Check out this piece in the LA Times about growing support for Mexican presidential candidate Andres Manuel Lopez Obrador; maybe fear can unite the United States and Mexico? We're awfully good at it, and it sounds like Mexicans (OK, wealthy Mexicans) are honing their fear-skills, too:
The 10-foot walls and the electrified fences that are de rigueur for most homes can't keep the force out, nor can the neighborhood's ubiquitous private security guards. It seeps in, like a noxious vapor: the possibility that a certain leftist politician with a tropical accent might be elected the next president of Mexico in July.
And fear of Venezuela:
As mayor of Mexico City from 2000 until last year, Lopez Obrador instituted a variety of public works programs and subsidies for the poor. Most residents saw him as a competent and compassionate administrator of an overpopulated megalopolis beset by social ills: He left office with an 84% approval rating in the city, according to one poll.

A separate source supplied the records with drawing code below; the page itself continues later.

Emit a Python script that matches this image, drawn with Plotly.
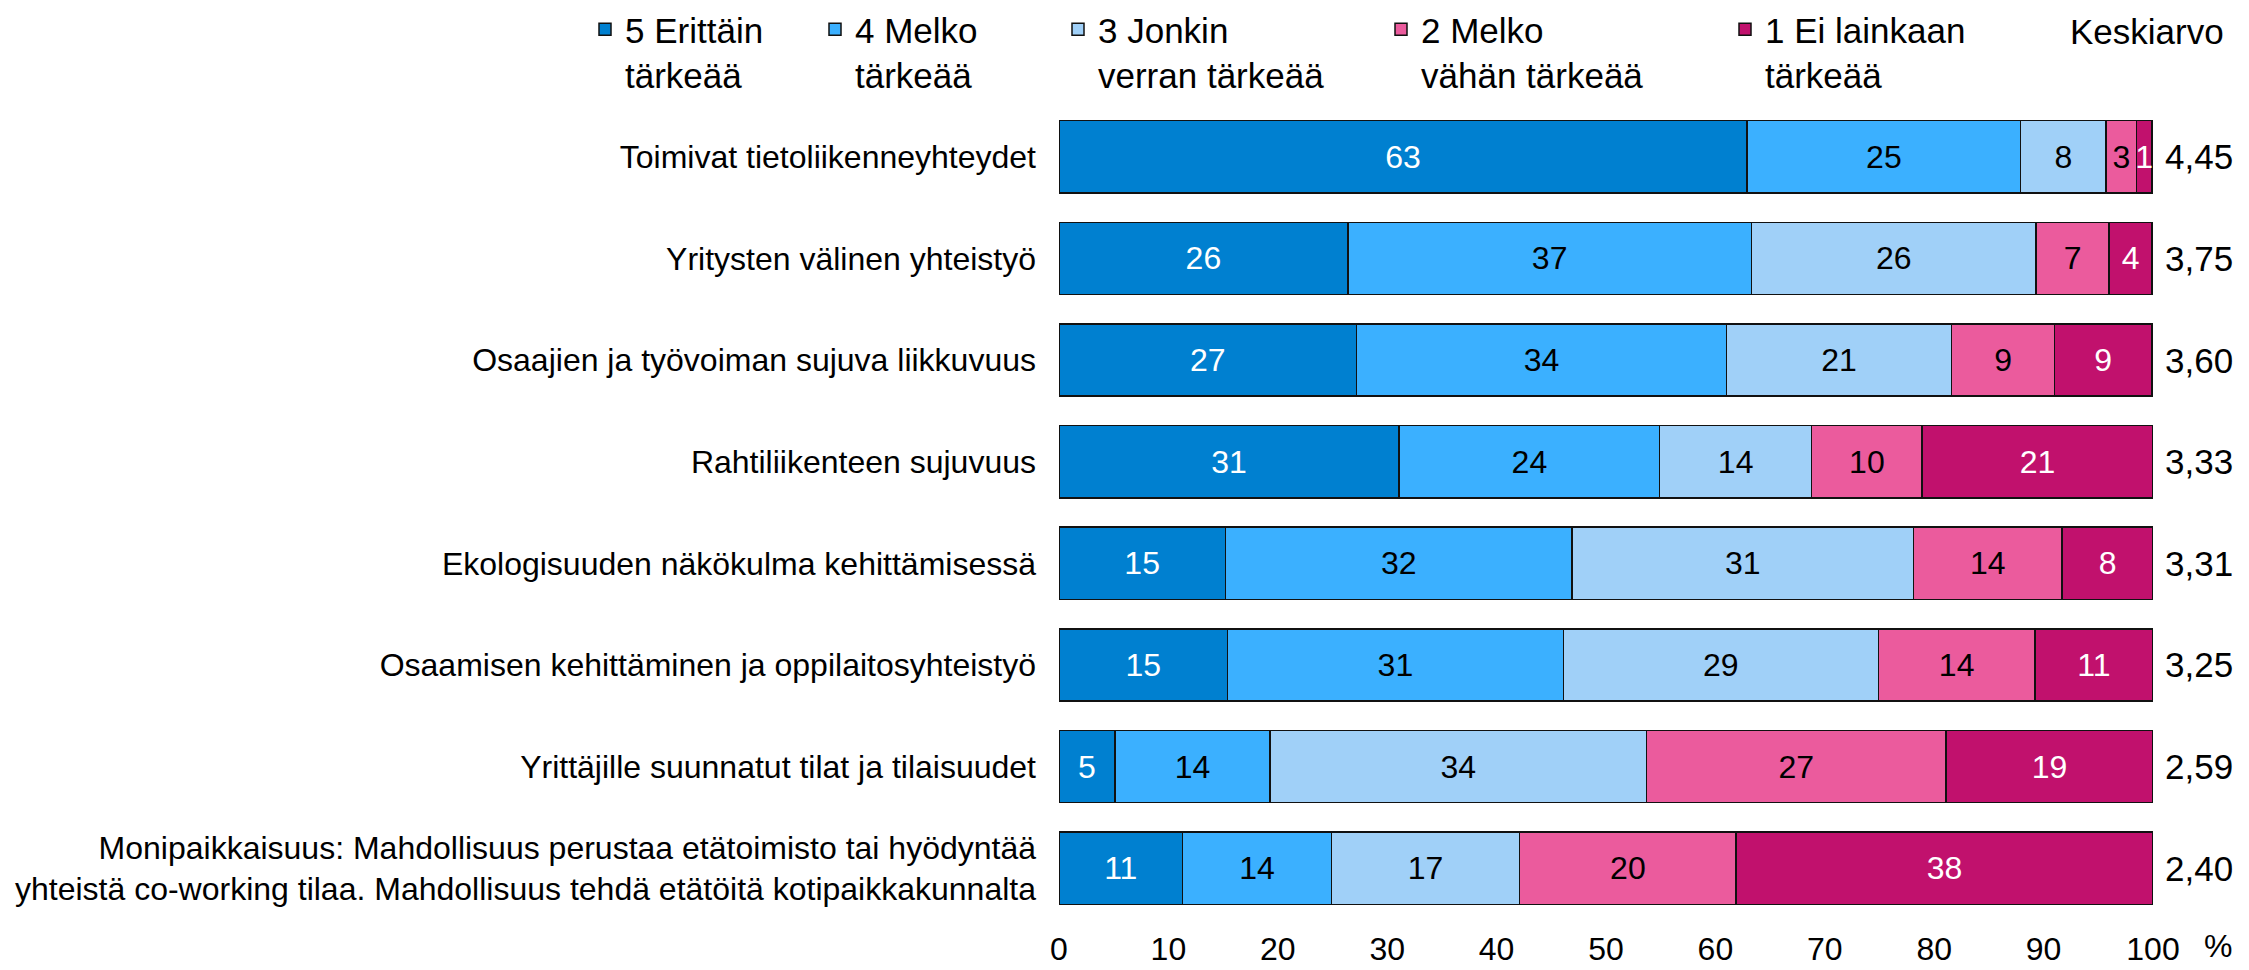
import plotly.graph_objects as go

categories = [
    "Toimivat tietoliikenneyhteydet",
    "Yritysten välinen yhteistyö",
    "Osaajien ja työvoiman sujuva liikkuvuus",
    "Rahtiliikenteen sujuvuus",
    "Ekologisuuden näkökulma kehittämisessä",
    "Osaamisen kehittäminen ja oppilaitosyhteistyö",
    "Yrittäjille suunnatut tilat ja tilaisuudet",
    "Monipaikkaisuus: Mahdollisuus perustaa etätoimisto tai hyödyntää<br>yhteistä co-working tilaa. Mahdollisuus tehdä etätöitä kotipaikkakunnalta",
]

series_names = [
    "5 Erittäin<br>tärkeää",
    "4 Melko<br>tärkeää",
    "3 Jonkin<br>verran tärkeää",
    "2 Melko<br>vähän tärkeää",
    "1 Ei lainkaan<br>tärkeää",
]

s5 = [62.9, 26.4, 27.2, 31.1, 15.2, 15.4, 5.1, 11.3]
s4 = [25.0, 36.9, 33.8, 23.8, 31.7, 30.7, 14.2, 13.6]
s3 = [7.8, 26.0, 20.6, 13.9, 31.2, 28.8, 34.4, 17.2]
s2 = [2.8, 6.7, 9.4, 10.1, 13.6, 14.3, 27.4, 19.8]
s1 = [1.4, 3.9, 8.9, 21.1, 8.3, 10.8, 18.9, 38.1]

mean_scores = [4.45, 3.75, 3.60, 3.33, 3.31, 3.25, 2.59, 2.40]

x_ticks = [0, 10, 20, 30, 40, 50, 60, 70, 80, 90, 100]

colors = ["#0080D0", "#3BB0FF", "#A0D0F8", "#EB5B9D", "#C1116D"]
text_colors = ["white", "black", "black", "black", "white"]

W, H = 2249, 970
FONT = "Liberation Sans, Arial, sans-serif"
FS = 32
FS_BIG = 35

ML, MR, MT, MB = 1059, 96, 106, 51
pw, ph = W - ML - MR, H - MT - MB


def px_x(px):
    return (px - ML) / pw


def px_y(py):
    return (H - MB - py) / ph


fig = go.Figure()
series = [s5, s4, s3, s2, s1]
legend_left_px = [585, 815, 1058, 1381, 1725]
for i, (name, vals) in enumerate(zip(series_names, series)):
    lg = "legend" if i == 0 else f"legend{i+1}"
    fig.add_trace(go.Bar(
        y=categories, x=vals, name=name, orientation="h",
        marker=dict(color=colors[i], line=dict(color="#111111", width=1.5)),
        texttemplate="%{x:.0f}", textposition="inside", insidetextanchor="middle",
        textangle=0, constraintext="none",
        textfont=dict(color=text_colors[i], size=FS, family=FONT),
        legend=lg, hoverinfo="x+name",
    ))

layout_legends = {}
for i in range(5):
    lg = "legend" if i == 0 else f"legend{i+1}"
    layout_legends[lg] = dict(
        x=px_x(legend_left_px[i]), y=px_y(0), xref="paper", yref="paper",
        xanchor="left", yanchor="top", valign="top",
        font=dict(size=FS_BIG, family=FONT, color="black"),
        bgcolor="rgba(0,0,0,0)", borderwidth=0, traceorder="normal",
        itemclick=False, itemdoubleclick=False,
    )

annotations = []
for cat, m in zip(categories, mean_scores):
    annotations.append(dict(
        x=100, y=cat, xref="x", yref="y", xanchor="left", yanchor="middle",
        xshift=10, text=f"{m:.2f}".replace(".", ","), showarrow=False,
        font=dict(size=FS_BIG, family=FONT, color="black"),
    ))
annotations.append(dict(
    x=px_x(2226), y=px_y(32), xref="paper", yref="paper", text="Keskiarvo",
    showarrow=False, xanchor="right", yanchor="middle",
    font=dict(size=FS_BIG, family=FONT, color="black"),
))
annotations.append(dict(
    x=px_x(2218), y=px_y(946), xref="paper", yref="paper", text="%",
    showarrow=False, xanchor="center", yanchor="middle",
    font=dict(size=FS, family=FONT, color="black"),
))

fig.update_layout(
    width=W, height=H, autosize=False,
    margin=dict(l=ML, r=MR, t=MT, b=MB, pad=0, autoexpand=False),
    barmode="stack", bargap=0.29,
    paper_bgcolor="white", plot_bgcolor="white",
    font=dict(family=FONT, size=FS, color="black"),
    uniformtext=dict(minsize=FS, mode="show"),
    showlegend=True,
    annotations=annotations,
    xaxis=dict(range=[0, 100], tickvals=x_ticks, ticktext=[str(t) for t in x_ticks],
               showgrid=False, zeroline=False, showline=False, ticks="",
               ticklabelstandoff=8, tickfont=dict(size=FS, family=FONT, color="black")),
    yaxis=dict(categoryorder="array", categoryarray=categories, range=[7.5, -0.5],
               showgrid=False, zeroline=False, showline=False, ticks="",
               ticklabelstandoff=22, tickfont=dict(size=FS, family=FONT, color="black")),
    **layout_legends,
)

fig.write_html("out.html", config={"displayModeBar": False, "responsive": False},
               post_script="document.body.style.margin='0';")
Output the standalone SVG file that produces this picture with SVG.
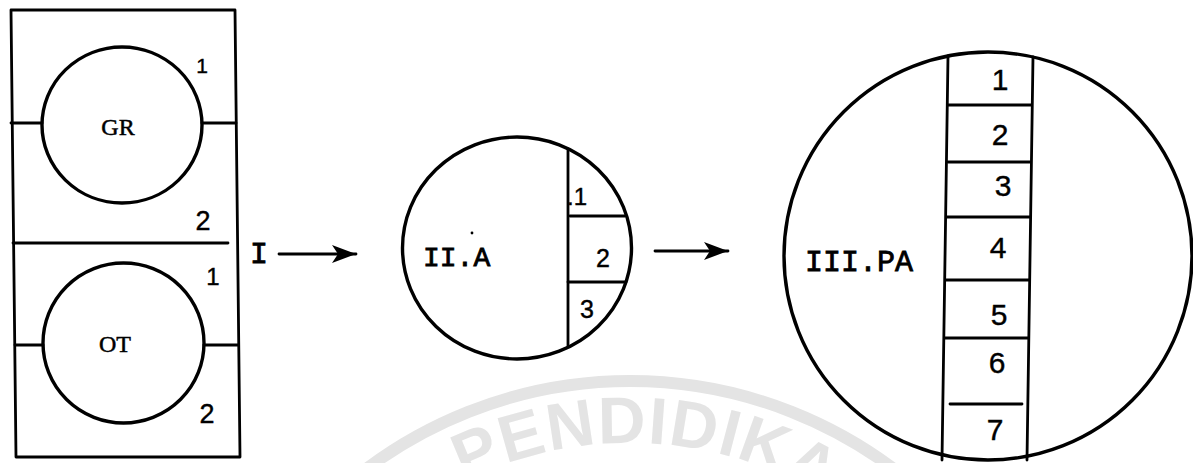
<svg xmlns="http://www.w3.org/2000/svg" width="1193" height="463" viewBox="0 0 1193 463">
<style>
.ln{fill:none;stroke:#000;stroke-width:2.8;stroke-linecap:round;stroke-linejoin:round}
.ci{fill:none;stroke:#000;stroke-width:3.4}
.num{font-family:"Liberation Sans",Arial,sans-serif;fill:#000;stroke:#000;stroke-width:0.4;text-anchor:middle}
.tw{font-family:"Liberation Mono","Courier New",monospace;fill:#000;stroke:#000;stroke-width:0.8}
.sf{font-family:"Liberation Serif","Times New Roman",serif;fill:#000;stroke:#000;stroke-width:0.5;text-anchor:middle}
.wm{fill:none;stroke:#e4e4e4;stroke-width:12}
.wmt{font-family:"Liberation Sans",Arial,sans-serif;fill:#e4e4e4;font-size:66px;font-weight:bold}
.dot{fill:#000}
</style>
<defs>
<marker id="ah" markerUnits="userSpaceOnUse" markerWidth="26" markerHeight="20" refX="24" refY="9" orient="auto">
<path d="M0,0 L24,9 L0,18 L6,9 Z" fill="#000"/>
</marker>
<path id="wmarc" d="M253,820 A377,377 0 0 1 1007,820"/>
</defs>

<g id="watermark">
<circle class="wm" cx="630" cy="820" r="439"/>
<text class="wmt" letter-spacing="1.5"><textPath href="#wmarc" startOffset="420">PENDIDIKA</textPath></text>
</g>

<g id="node-I">
<path class="ln" d="M11,10 L235,10 L240,457 L16,457 Z"/>
<line class="ln" x1="13" y1="243" x2="228" y2="243"/>
<g id="node-GR">
<ellipse class="ci" cx="122" cy="125" rx="80" ry="78"/>
<line class="ln" x1="11" y1="123" x2="42" y2="123"/>
<line class="ln" x1="202" y1="123" x2="236" y2="123"/>
<text class="sf" x="118" y="135" font-size="24">GR</text>
<text class="num" x="202" y="73" font-size="21">1</text>
<text class="num" x="203" y="230" font-size="27">2</text>
</g>
<g id="node-OT">
<ellipse class="ci" cx="123.5" cy="343" rx="80.5" ry="80"/>
<line class="ln" x1="15" y1="345" x2="43" y2="345"/>
<line class="ln" x1="204" y1="345" x2="238" y2="345"/>
<text class="sf" x="115" y="352" font-size="24">OT</text>
<text class="num" x="213" y="285" font-size="24">1</text>
<text class="num" x="207" y="423" font-size="27">2</text>
</g>
<text class="tw" x="259" y="263" font-size="30" text-anchor="middle">I</text>
</g>

<g id="node-IIA">
<ellipse class="ci" cx="517" cy="248" rx="114.5" ry="111"/>
<line class="ln" x1="568" y1="149" x2="568" y2="346"/>
<line class="ln" x1="570" y1="216" x2="625" y2="216"/>
<line class="ln" x1="568" y1="282" x2="626" y2="282"/>
<text class="tw" x="423" y="266" font-size="28">II.A</text>
<text class="num" x="577" y="205" font-size="24" text-anchor="start">.1</text>
<text class="num" x="603" y="267" font-size="25">2</text>
<text class="num" x="587" y="318" font-size="25">3</text>
<circle class="dot" cx="472" cy="233" r="1.4"/>
</g>

<g id="node-IIIPA">
<circle class="ci" cx="988" cy="256" r="204"/>
<line class="ln" x1="948" y1="56" x2="942" y2="460"/>
<line class="ln" x1="1033" y1="57" x2="1027" y2="460"/>
<line class="ln" x1="948" y1="105" x2="1031" y2="105"/>
<line class="ln" x1="948" y1="162" x2="1030" y2="162"/>
<line class="ln" x1="947" y1="217" x2="1030" y2="217"/>
<line class="ln" x1="946" y1="280" x2="1029" y2="280"/>
<line class="ln" x1="945" y1="338" x2="1028" y2="338"/>
<line class="ln" x1="950" y1="404" x2="1022" y2="404"/>
<text class="tw" x="805" y="271" font-size="30">III.PA</text>
<text class="num" x="1000" y="90" font-size="30">1</text>
<text class="num" x="1000" y="145" font-size="30">2</text>
<text class="num" x="1003" y="196" font-size="30">3</text>
<text class="num" x="998" y="258" font-size="30">4</text>
<text class="num" x="999" y="325" font-size="30">5</text>
<text class="num" x="997" y="373" font-size="30">6</text>
<text class="num" x="995" y="440" font-size="30">7</text>
</g>

<g id="connectors">
<line class="ln" x1="279" y1="254" x2="356" y2="254" marker-end="url(#ah)"/>
<line class="ln" x1="655" y1="251" x2="728" y2="251" marker-end="url(#ah)"/>
</g>
</svg>
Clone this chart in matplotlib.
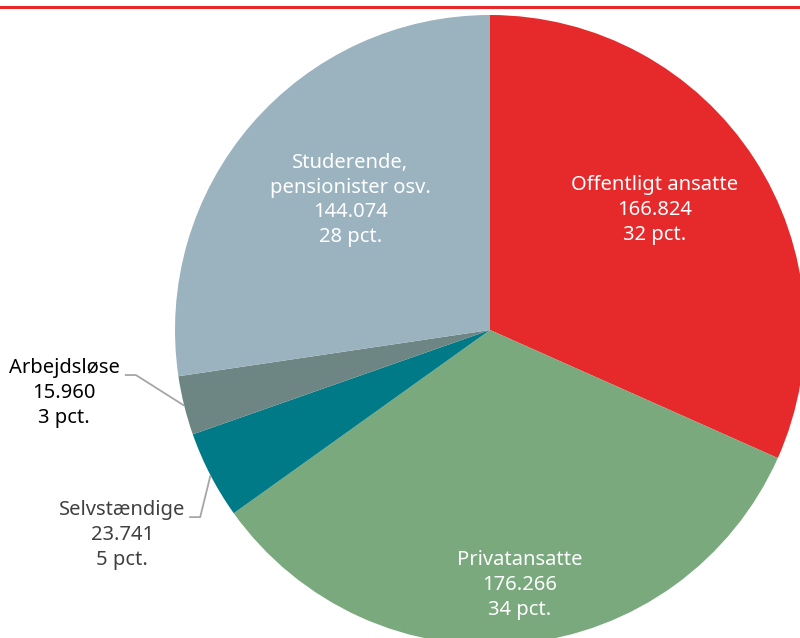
# -*- coding: utf-8 -*-
import numpy as np
import matplotlib.pyplot as plt
from matplotlib.lines import Line2D

# Data
categories = ['Offentligt ansatte', 'Privatansatte', 'Selvstændige', 'Arbejdsløse',
              'Studerende,\npensionister osv.']
values = [166824, 176266, 23741, 15960, 144074]
pct_labels = ['32 pct.', '34 pct.', '5 pct.', '3 pct.', '28 pct.']
colors = ['#E6292B', '#79A97C', '#007A87', '#6D8583', '#9AB3BF']

# Layout (label centres in pie radius units, centre of pie at 0,0)
text_pos = [(0.524, 0.381), (0.095, -0.810), (-1.168, -0.651), (-1.352, -0.200), (-0.444, 0.413)]
text_col = ['white', 'white', '#404040', 'black', 'white']
elbow = [None, None, (-0.920, -0.594), (-1.124, -0.143), None]
font_size = 14.5

fig = plt.figure(figsize=(8.0, 6.38), dpi=100)
ax = fig.add_axes([0, 0, 1, 1])

wedges, _ = ax.pie(values, colors=colors, startangle=90, counterclock=False,
                   radius=1.0, center=(0, 0), frame=True)
ax.set_xlim(-490 / 315, 310 / 315)
ax.set_ylim(-308 / 315, 330 / 315)
ax.set_aspect('auto')
ax.axis('off')

for i, w in enumerate(wedges):
    s = '{0}\n{1}\n{2}'.format(categories[i], format(values[i], ',').replace(',', '.'), pct_labels[i])
    ax.text(text_pos[i][0], text_pos[i][1], s, ha='center', va='center', color=text_col[i],
            fontsize=font_size, family=['Noto Sans', 'DejaVu Sans'], linespacing=1.32)
    if elbow[i] is not None:
        mid = np.deg2rad((w.theta1 + w.theta2) / 2)
        ex, ey = np.cos(mid), np.sin(mid)
        x0 = elbow[i][0] - 0.035
        ax.plot([x0, elbow[i][0], ex], [elbow[i][1], elbow[i][1], ey], color='#A6A6A6', lw=1.3,
                solid_capstyle='butt')

# Red line on top
fig.add_artist(Line2D([0, 1], [1 - 7 / 638, 1 - 7 / 638], color='#E6292B', lw=2.2,
                      transform=fig.transFigure))

plt.savefig('out.png', dpi=100)
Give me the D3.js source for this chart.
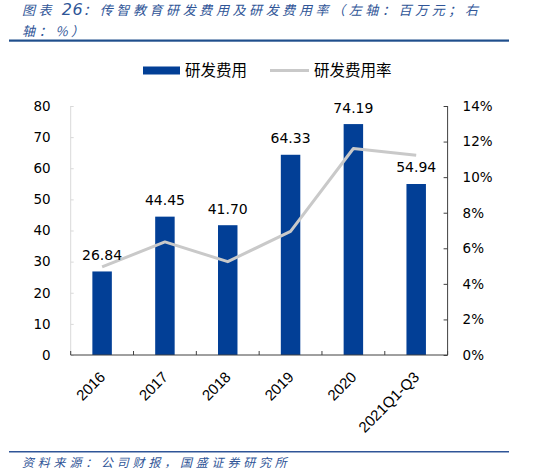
<!DOCTYPE html>
<html><head><meta charset="utf-8">
<script src="https://cdn.jsdelivr.net/npm/d3@7"></script>
<style>
body{margin:0;background:#fff;}
svg{display:block;}
</style></head>
<body>
<svg id="c" width="536" height="471"></svg>
<script>
const categories = ["2016","2017","2018","2019","2020","2021Q1-Q3"];
const rdExpense = [26.84, 44.45, 41.70, 64.33, 74.19, 54.94];
const rdRate = [4.95, 6.36, 5.25, 6.95, 11.61, 11.23];
const leftTicks = [0,10,20,30,40,50,60,70,80];
const rightTicks = [0,2,4,6,8,10,12,14];
const titlePrefix = "图表 ";
const titleNumber = "26";
const titleRest1 = "：传智教育研发费用及研发费用率（左轴：百万元；右";
const titleLine2 = "轴：%）";
const sourceText = "资料来源：公司财报，国盛证券研究所";
const legendNames = ["研发费用","研发费用率"];

const svg = d3.select("#c");
const M = {l:70.7, r:447.6, t:106, b:355};
const x = d3.scaleBand().domain(categories).range([M.l, M.r]).paddingInner(0).paddingOuter(0);
const yL = d3.scaleLinear().domain([0,80]).range([M.b, M.t]);
const yR = d3.scaleLinear().domain([0,14]).range([M.b, M.t]);
const barW = x.bandwidth()*0.31;
const numFont = "DejaVu Sans, Verdana, sans-serif";
const cjk = "'Noto Sans CJK SC', sans-serif";
const blue = "#023F96";

// Title
const tc = "#2F5597";
const t1 = svg.append("text").attr("x",22).attr("y",15).attr("fill",tc)
  .attr("font-family",cjk).attr("font-size",13).attr("font-style","italic")
  .attr("letter-spacing",3.6);
t1.append("tspan").text(titlePrefix);
t1.append("tspan").attr("font-family",numFont).attr("font-size",16).attr("letter-spacing",0.5).text(titleNumber);
t1.append("tspan").text(titleRest1);
svg.append("text").attr("x",22).attr("y",36).attr("fill",tc)
  .attr("font-family",cjk).attr("font-size",13).attr("font-style","italic")
  .attr("letter-spacing",3.7).text(titleLine2);
svg.append("rect").attr("x",9).attr("y",39.5).attr("width",500).attr("height",2.2).attr("fill","#1F4E8C");

// Legend
svg.append("rect").attr("x",143).attr("y",66.5).attr("width",37).attr("height",8).attr("fill",blue);
svg.append("text").attr("x",185).attr("y",75.5).attr("font-family",cjk).attr("font-size",15.5).attr("fill","#000").text(legendNames[0]);
svg.append("line").attr("x1",270).attr("x2",309).attr("y1",70.5).attr("y2",70.5).attr("stroke","#C9C9C9").attr("stroke-width",3);
svg.append("text").attr("x",314).attr("y",75.5).attr("font-family",cjk).attr("font-size",15.5).attr("fill","#000").text(legendNames[1]);

// Bars
svg.append("g").selectAll("rect").data(categories).join("rect")
  .attr("x",(d)=>x(d)+x.bandwidth()/2-barW/2)
  .attr("width",barW)
  .attr("y",(d,i)=>yL(rdExpense[i]))
  .attr("height",(d,i)=>yL(0)-yL(rdExpense[i]))
  .attr("fill",blue);

// Left axis
const gL = svg.append("g").attr("transform",`translate(${M.l},0)`)
  .call(d3.axisLeft(yL).tickValues(leftTicks).tickSize(-3).tickPadding(20).tickFormat(d3.format("d")));
gL.select(".domain").attr("stroke","#D9D9D9").attr("d",`M-0,${M.t}H0V${M.b}`);
gL.selectAll(".tick line").attr("stroke","#D9D9D9");
gL.selectAll("text").attr("font-family",numFont).attr("font-size",13.5).attr("fill","#000");

// Right axis
const gR = svg.append("g").attr("transform",`translate(${M.r},0)`)
  .call(d3.axisRight(yR).tickValues(rightTicks).tickSize(-4).tickPadding(15).tickFormat(d=>d+"%"));
gR.select(".domain").attr("stroke","#404040").attr("d",`M0,${M.t}V${M.b}`);
gR.selectAll(".tick line").attr("stroke","#404040");
gR.selectAll("text").attr("font-family",numFont).attr("font-size",13.5).attr("fill","#000");

// X axis
const gX = svg.append("g").attr("transform",`translate(0,${M.b})`);
gX.append("line").attr("x1",M.l).attr("x2",M.r).attr("stroke","#404040").attr("stroke-width",1);
const bounds = categories.map(d=>x(d)).concat([M.r]);
gX.selectAll(".bt").data(bounds).join("line").attr("class","bt")
  .attr("x1",d=>d).attr("x2",d=>d).attr("y1",0).attr("y2",-4).attr("stroke","#404040");
gX.selectAll(".xl").data(categories).join("text").attr("class","xl")
  .attr("transform",d=>`translate(${x(d)+x.bandwidth()/2+4},${23}) rotate(-45)`)
  .attr("text-anchor","end").attr("font-family","'Liberation Sans', Arial, sans-serif")
  .attr("font-size",15).attr("fill","#000").text(d=>d);

// Line
const line = d3.line().x((d,i)=>x(categories[i])+x.bandwidth()/2).y(d=>yR(d));
svg.append("path").datum(rdRate).attr("d",line).attr("fill","none")
  .attr("stroke","#C9C9C9").attr("stroke-width",3).attr("stroke-linejoin","round");

// Bar labels
svg.append("g").selectAll("text").data(categories).join("text")
  .attr("x",d=>x(d)+x.bandwidth()/2)
  .attr("y",(d,i)=>yL(rdExpense[i])-11.5)
  .attr("text-anchor","middle").attr("font-family",numFont).attr("font-size",14).attr("fill","#000")
  .text((d,i)=>rdExpense[i].toFixed(2));

// Source
svg.append("rect").attr("x",9).attr("y",451).attr("width",500).attr("height",1.5).attr("fill","#2F5597");
svg.append("text").attr("x",22).attr("y",467).attr("fill",tc)
  .attr("font-family",cjk).attr("font-size",12).attr("font-style","italic")
  .attr("letter-spacing",3.8).text(sourceText);
</script>
</body></html>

But Calderon, once significantly behind, has had considerable success playing on the fears of the wealthy — and the anxieties of many in the middle class. He has used a series of ads attacking Lopez Obrador to propel himself forward in several recent polls.
"Lopez Obrador is a danger to Mexico," intoned one of the ads, comparing him to Venezuelan President Hugo Chavez, a self-styled populist and the bete noire of Latin American conservatives. Another ad argues, with considerable exaggeration, that Lopez Obrador bankrupted Mexico City with expensive public works projects.
A
poll (this appears in the Reuters "Stock Market News" category) released today shows AMLO regaining some of that lost ground, now just four points behind Calderon.
1 comment:
Mexico City has vast miserable slums surrounding it (some of the worst I've seen anywhere, including Venezuela). If I were Mexican, I'd be pretty concerned, as well as ashamed. Wealthier Latin Americans like to treat it as natural, and then go into self-defense mode. Just like us nortenos.